Discursus - Machine learning is evaluation all the way down (Timeless ML Principles 1)

This is the first post in a series about the ways that evaluation in modern times, in the age of large language models, is still the same as in olden times. Not that it is the same in every way, but that key principles from classical machine learning evaluation are still important today.

It’s all evaluation

The first principle is that machine learning is evaluation all the way down. You may have heard lots about training, fine-tuning, reinforcement learning, multitask learning, or other such things, which do not sound like evaluation, but really these are all evaluation too. Top to bottom, first and foremost and through to the end, it’s evaluation.

Three turtles stacked up — A tower of turtles (photo CC-BY-NC-SA 2.0 Dan Machold)

The foundation is evaluation

The bottom turtle might be extrinsic evaluation, meaning evaluation from the outside for the purpose that the whole system is for. You need your data to be ecologically valid, comparable to data in the wild. And you need your metrics to be closely aligned with product objectives. If your system has already been unleashed in the wild, your bottom turtle might even be field testing or live metrics from regular usage. But for the sake of the privacy and safety of your users, you probably can’t or shouldn’t measure live usage in as much detail as you can in offline testing. And you probably shouldn’t depend on users to explore your system’s worst behavior. But whatever data sources you have available, your foundational evaluations should be carefully informative of what your system is doing in the wild, and carefully aligned with product goals.

Training is evaluation

And the top turtle, or the inner loop of training, is the opposite. It can be a simplistic objective loss function evaluated on out-of-domain data. You can get a model to do something useful for you with a pretty large departure from the extrinsic data and objective. A spam filter can block new kinds of spam that were not available for training, just by generalizing from simplistic representations of email. And fundamentally, LLMs start their development evaluating predictions of the next few characters in text corpora that might or might not contain examples of the genre of text that your system is generating.

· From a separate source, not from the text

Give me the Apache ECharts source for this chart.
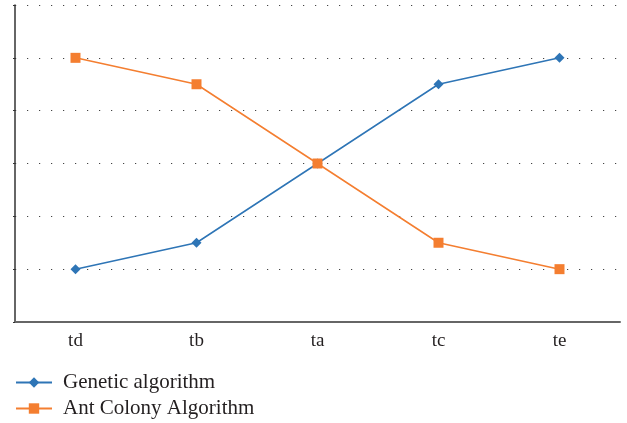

One small turtle on top of various other turtles — A turtle on a turtle pile, evaluating his life choices (photo CC-BY 2.0 Marco Verch)

There is lots to evaluate

And in between the two ends, as you descend your turtle pile through hyperparameter selection, intrinsic evaluation of particular components and subtasks, to error analysis on the system task, you want your data to more closely match the extrinsic data and evaluation metrics at each step. As in these pictures, each turtle should be a little closer to the foundation than the one above it. Principles that I will write about later go into more depth about what this means in practice, but at a high level it means that the academic data folds of train/test splits or conventional train/dev/test splits really break out into multiple datasets with multiple splits and disaggregation dimensions.

Two stacks of two turtles each — Two turtle piles (photo CC-BY-ND-2.0 Nick Harris)

It is true that LLMs add a bit more complexity here, where it’s not a single stack. You might have two stacks of turtles that merge together at the bottom, or a stack of turtles whose sole purpose is to generate data for one of the turtles in another stack. But this principle still holds: it’s all evaluation.